THE PROBLEM
Your task is to write out only the lines running from the line with "Reproduce this chart with matplotlib." to the line with "import numpy as np", both ends kept, with no images.

TASK INPUT
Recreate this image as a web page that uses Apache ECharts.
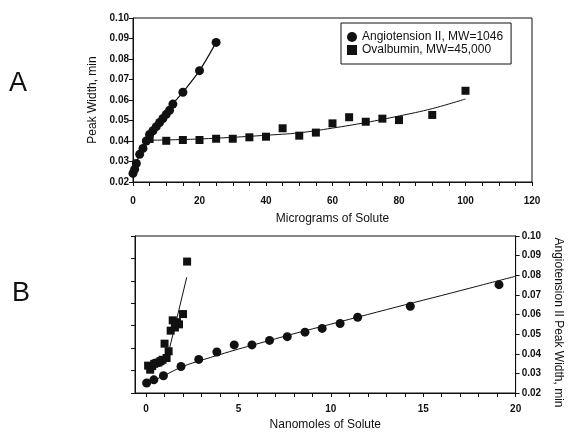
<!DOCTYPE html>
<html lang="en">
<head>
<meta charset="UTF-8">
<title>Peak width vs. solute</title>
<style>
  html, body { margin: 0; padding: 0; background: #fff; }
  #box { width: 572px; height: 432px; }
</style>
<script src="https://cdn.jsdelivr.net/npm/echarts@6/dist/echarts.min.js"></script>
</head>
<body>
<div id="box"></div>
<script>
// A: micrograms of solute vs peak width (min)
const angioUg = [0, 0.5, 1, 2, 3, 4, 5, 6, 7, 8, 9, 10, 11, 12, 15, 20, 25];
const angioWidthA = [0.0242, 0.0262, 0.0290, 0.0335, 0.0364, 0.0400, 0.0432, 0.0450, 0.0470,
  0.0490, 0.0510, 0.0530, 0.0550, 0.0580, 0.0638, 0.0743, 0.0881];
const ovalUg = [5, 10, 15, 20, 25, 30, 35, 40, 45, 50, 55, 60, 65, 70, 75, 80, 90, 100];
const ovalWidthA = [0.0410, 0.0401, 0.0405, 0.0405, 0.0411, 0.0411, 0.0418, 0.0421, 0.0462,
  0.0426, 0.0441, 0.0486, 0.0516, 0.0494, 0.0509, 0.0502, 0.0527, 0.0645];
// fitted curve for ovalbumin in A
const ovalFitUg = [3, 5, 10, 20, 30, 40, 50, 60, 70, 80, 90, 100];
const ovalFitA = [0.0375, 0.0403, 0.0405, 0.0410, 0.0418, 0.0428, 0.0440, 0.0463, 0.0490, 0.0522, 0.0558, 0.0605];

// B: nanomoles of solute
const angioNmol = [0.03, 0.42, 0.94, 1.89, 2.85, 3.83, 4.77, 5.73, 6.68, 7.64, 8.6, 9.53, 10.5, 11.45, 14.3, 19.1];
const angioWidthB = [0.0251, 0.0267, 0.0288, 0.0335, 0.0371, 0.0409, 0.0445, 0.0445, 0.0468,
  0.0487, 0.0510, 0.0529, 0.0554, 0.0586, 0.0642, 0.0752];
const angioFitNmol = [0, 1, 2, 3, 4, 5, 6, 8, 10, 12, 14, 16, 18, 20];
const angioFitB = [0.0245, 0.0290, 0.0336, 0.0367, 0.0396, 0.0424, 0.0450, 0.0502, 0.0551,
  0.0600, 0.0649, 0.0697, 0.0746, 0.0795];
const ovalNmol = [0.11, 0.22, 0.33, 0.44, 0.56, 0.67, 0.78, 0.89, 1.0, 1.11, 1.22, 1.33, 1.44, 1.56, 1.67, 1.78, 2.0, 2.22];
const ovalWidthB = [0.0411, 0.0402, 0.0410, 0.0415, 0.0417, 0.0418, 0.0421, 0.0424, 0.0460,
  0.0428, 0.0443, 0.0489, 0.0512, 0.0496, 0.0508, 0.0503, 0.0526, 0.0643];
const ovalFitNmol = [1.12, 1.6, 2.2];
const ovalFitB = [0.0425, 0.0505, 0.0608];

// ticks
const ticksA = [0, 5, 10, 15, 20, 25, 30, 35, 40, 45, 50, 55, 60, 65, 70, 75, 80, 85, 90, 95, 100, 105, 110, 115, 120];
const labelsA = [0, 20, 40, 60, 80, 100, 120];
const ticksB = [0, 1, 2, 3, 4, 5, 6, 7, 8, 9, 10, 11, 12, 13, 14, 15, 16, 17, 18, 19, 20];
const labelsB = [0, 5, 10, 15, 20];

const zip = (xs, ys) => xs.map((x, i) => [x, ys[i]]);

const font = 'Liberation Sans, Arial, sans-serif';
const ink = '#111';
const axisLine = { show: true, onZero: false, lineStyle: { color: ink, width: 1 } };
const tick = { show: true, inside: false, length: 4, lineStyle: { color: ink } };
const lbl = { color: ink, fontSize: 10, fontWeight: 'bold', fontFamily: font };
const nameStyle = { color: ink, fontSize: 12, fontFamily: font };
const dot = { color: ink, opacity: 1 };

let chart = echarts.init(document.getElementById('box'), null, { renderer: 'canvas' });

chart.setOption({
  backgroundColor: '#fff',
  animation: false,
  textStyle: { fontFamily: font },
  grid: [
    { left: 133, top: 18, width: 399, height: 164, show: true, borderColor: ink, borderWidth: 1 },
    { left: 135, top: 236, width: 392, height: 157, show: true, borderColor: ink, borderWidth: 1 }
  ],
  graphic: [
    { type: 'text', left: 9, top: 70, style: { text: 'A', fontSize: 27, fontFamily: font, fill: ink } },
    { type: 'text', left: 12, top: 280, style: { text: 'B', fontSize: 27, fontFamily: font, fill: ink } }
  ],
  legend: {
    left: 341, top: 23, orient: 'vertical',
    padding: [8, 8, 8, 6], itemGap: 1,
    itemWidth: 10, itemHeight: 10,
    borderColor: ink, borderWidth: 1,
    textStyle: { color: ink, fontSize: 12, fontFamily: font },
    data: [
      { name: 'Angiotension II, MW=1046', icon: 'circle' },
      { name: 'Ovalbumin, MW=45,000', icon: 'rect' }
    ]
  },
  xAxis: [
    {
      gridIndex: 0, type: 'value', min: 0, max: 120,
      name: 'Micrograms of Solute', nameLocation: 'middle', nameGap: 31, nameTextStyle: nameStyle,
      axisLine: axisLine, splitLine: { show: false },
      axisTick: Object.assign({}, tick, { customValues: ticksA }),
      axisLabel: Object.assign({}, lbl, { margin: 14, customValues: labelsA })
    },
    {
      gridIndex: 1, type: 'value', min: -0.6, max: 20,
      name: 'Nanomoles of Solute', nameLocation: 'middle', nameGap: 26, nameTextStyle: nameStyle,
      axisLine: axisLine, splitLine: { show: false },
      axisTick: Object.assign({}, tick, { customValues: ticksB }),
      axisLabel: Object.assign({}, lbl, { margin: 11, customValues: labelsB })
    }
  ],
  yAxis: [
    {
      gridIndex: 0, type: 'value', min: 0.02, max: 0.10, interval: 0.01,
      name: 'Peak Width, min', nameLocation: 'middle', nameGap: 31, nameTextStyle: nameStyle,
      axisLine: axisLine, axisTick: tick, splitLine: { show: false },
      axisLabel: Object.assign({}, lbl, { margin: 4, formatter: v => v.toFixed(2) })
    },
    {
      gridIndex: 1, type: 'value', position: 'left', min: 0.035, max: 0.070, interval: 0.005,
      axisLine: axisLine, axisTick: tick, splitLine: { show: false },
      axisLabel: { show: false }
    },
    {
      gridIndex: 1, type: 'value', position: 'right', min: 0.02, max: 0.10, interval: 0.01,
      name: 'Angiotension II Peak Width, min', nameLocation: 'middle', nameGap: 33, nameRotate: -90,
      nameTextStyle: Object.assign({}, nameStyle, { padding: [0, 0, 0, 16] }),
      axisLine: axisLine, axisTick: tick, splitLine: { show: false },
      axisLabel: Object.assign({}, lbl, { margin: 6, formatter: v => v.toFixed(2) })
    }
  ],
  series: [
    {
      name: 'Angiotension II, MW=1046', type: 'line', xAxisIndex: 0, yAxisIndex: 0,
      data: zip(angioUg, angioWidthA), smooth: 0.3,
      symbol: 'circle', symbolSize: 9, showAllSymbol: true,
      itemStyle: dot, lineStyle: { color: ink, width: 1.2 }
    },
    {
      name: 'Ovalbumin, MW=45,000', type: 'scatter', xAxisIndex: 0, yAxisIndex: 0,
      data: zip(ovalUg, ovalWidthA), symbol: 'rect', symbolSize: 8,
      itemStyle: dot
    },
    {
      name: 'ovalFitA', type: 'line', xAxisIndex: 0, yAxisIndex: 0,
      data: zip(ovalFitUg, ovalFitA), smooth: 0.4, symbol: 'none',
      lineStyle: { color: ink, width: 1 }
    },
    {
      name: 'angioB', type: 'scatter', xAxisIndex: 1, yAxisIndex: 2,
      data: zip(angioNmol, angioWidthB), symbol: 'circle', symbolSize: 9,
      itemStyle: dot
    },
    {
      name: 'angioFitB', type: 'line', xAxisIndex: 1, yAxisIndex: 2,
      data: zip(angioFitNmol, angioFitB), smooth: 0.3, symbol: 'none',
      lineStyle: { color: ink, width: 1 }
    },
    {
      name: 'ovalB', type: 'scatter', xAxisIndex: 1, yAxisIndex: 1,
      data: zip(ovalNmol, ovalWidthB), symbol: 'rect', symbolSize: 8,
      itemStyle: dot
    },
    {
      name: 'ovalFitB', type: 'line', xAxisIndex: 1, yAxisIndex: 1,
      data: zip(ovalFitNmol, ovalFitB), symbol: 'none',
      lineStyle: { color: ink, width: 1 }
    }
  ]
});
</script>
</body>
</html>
---
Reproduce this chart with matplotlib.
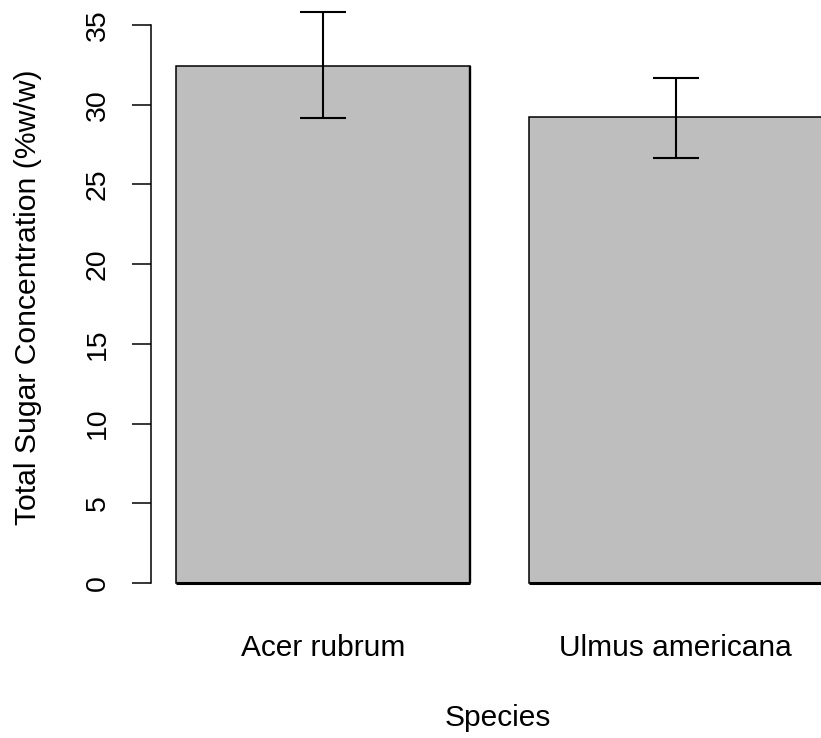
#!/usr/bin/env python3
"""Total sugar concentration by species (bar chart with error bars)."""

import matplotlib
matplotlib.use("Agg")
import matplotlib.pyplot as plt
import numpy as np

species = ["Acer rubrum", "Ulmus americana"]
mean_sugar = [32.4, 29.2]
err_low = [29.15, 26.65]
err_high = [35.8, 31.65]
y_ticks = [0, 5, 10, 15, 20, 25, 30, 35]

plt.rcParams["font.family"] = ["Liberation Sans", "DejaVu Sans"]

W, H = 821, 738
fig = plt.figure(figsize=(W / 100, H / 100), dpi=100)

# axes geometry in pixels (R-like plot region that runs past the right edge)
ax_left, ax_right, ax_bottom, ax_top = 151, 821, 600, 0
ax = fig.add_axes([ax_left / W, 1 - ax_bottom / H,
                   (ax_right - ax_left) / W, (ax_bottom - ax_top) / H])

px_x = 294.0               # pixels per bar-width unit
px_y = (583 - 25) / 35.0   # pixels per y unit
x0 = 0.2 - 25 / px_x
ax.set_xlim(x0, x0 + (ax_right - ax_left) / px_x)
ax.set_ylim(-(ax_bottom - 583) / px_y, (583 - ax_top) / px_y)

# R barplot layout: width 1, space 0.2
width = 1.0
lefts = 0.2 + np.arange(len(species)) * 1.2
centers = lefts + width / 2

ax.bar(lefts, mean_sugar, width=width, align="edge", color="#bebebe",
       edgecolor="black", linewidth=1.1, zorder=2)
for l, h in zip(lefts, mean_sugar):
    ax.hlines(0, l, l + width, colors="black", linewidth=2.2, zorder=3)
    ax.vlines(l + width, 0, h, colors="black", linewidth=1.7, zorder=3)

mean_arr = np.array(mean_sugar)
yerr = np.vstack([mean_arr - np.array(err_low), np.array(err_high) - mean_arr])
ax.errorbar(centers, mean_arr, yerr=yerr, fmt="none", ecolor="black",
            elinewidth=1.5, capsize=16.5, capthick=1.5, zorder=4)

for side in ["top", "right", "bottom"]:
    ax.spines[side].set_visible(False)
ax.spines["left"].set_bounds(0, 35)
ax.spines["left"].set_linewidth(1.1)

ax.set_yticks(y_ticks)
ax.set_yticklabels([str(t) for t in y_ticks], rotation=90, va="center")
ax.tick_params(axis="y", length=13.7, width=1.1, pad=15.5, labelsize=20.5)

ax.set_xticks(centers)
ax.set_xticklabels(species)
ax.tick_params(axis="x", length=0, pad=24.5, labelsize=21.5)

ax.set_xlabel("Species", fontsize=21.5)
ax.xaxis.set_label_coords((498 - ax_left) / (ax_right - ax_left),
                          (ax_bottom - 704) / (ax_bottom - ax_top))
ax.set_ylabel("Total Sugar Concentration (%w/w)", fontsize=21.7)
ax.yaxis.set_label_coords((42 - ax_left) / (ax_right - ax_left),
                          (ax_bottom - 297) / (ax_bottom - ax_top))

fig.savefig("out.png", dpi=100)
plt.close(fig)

EXERCISE RESPONSE
Reproduce this chart with matplotlib.
#!/usr/bin/env python3
"""Total sugar concentration by species (bar chart with error bars)."""

import matplotlib
matplotlib.use("Agg")
import matplotlib.pyplot as plt
import numpy as np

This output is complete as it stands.